Saturday, February 18, 2012

Pulling back from leading Isha

Jan 19

Father, asanas was fine. Shakti and shambavi was good. I was lauging so much during rock baby in shambavi and later during aum chanting. I am just joyful.

There were some tots of the water heater since my brother also said it is not warm. Then I shrugged off and tot it is on 550, too little value to be bothered about. If I can't get replacement, I can buy another one and give this to my brother as their water pressure is low and heat will be enough. I also remember I got 250 voucher and will just Panasonic instead. Of cos, mind said how about hole. I don't think so.

(Feb 19 - given this to my brother as he needs it. For me, heater is no longer an issue. I have adjusted to the heat or rather the lack of it)

Suddenly tot of C and tot if I should send her a text. Aiyah, no need lah..as it would just be to cover my guilt.

Tot of sending msg to Z and then hold back as we have been contacting daily and he may not want it. Then I just send cos why hold back. I have already told him I love him and I already decided to stay with him till the end.

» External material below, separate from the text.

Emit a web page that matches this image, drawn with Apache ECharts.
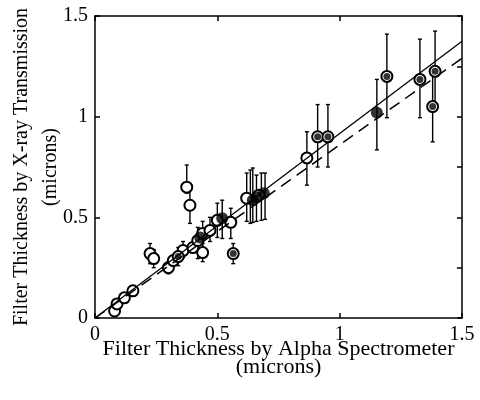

Father, on Isha. I be external communicator and M be the internal communicator. I don't want to lose focus. I want to go back to my Top 5. I am not sure I just want to escape from all or rather I don't really care about being good. Today the meet up with headhunter..not sure..but I will be open.

Soul without shame
Self-judgement is perhaps the greatest source of inner suffering and discontent. More than that - or because of that - it is one of the major barriers to change, growth, expansion and transformation. It prevents u from simply resting in urself from moment to moment.

Soul
True. When mind is still, ease naturally arise.

Soul without shame
When a judgement is directed to u - whether u r conscious of it or not - u tend to experience the world closing in on u. Ur functioning becomes impaired due to this narrowing of attention and loss of flexibility and aliveness.
The overriding manifestation is the marked decrease in awareness - of the environment, of what is going on around u, of ur possible responses, and especially of who u r. And what is profoundly frustrating for many people is the way judgement interferes with their capacity, clarity and sense of humour.

Soul
Could this be what happen to N. For myself, when I judged myself unlovable, I can attack and be cold, something I am not.

Father, alas I realised why I was not excited about Sadhguru's visit. It was because I would be focusing on Isha instead of my writing. I have lost focus on my Top 5. I don't have to inform them that I am not leading. I will just put Meg on this. No need to announce. Just do it quietly and leave the leadership. This is a first to me.

Suddenly tot of ; my life is my doing 100%.

Ace of Spades
A card of death, change and transformation. With this card, u will go through some sort of death and rebirth.

Soul
That's my Osho cards

What to do - experiencing - just do, don't have to announce

Resolution - rebirth.

Yea, I don't have to announce, just quietly leave. Announcing will only give me resistance. Just do it quietly.

Received the mobile contact from M and immediately tot of calling. But I hold back as that would be taking the lead, standing out, which is what I don't want to be.

(Feb 19 - I told them but somehow I can't go out as even M is leaving for good in April. Thats means I have to be in. No wonder Six of Diamond - no change.)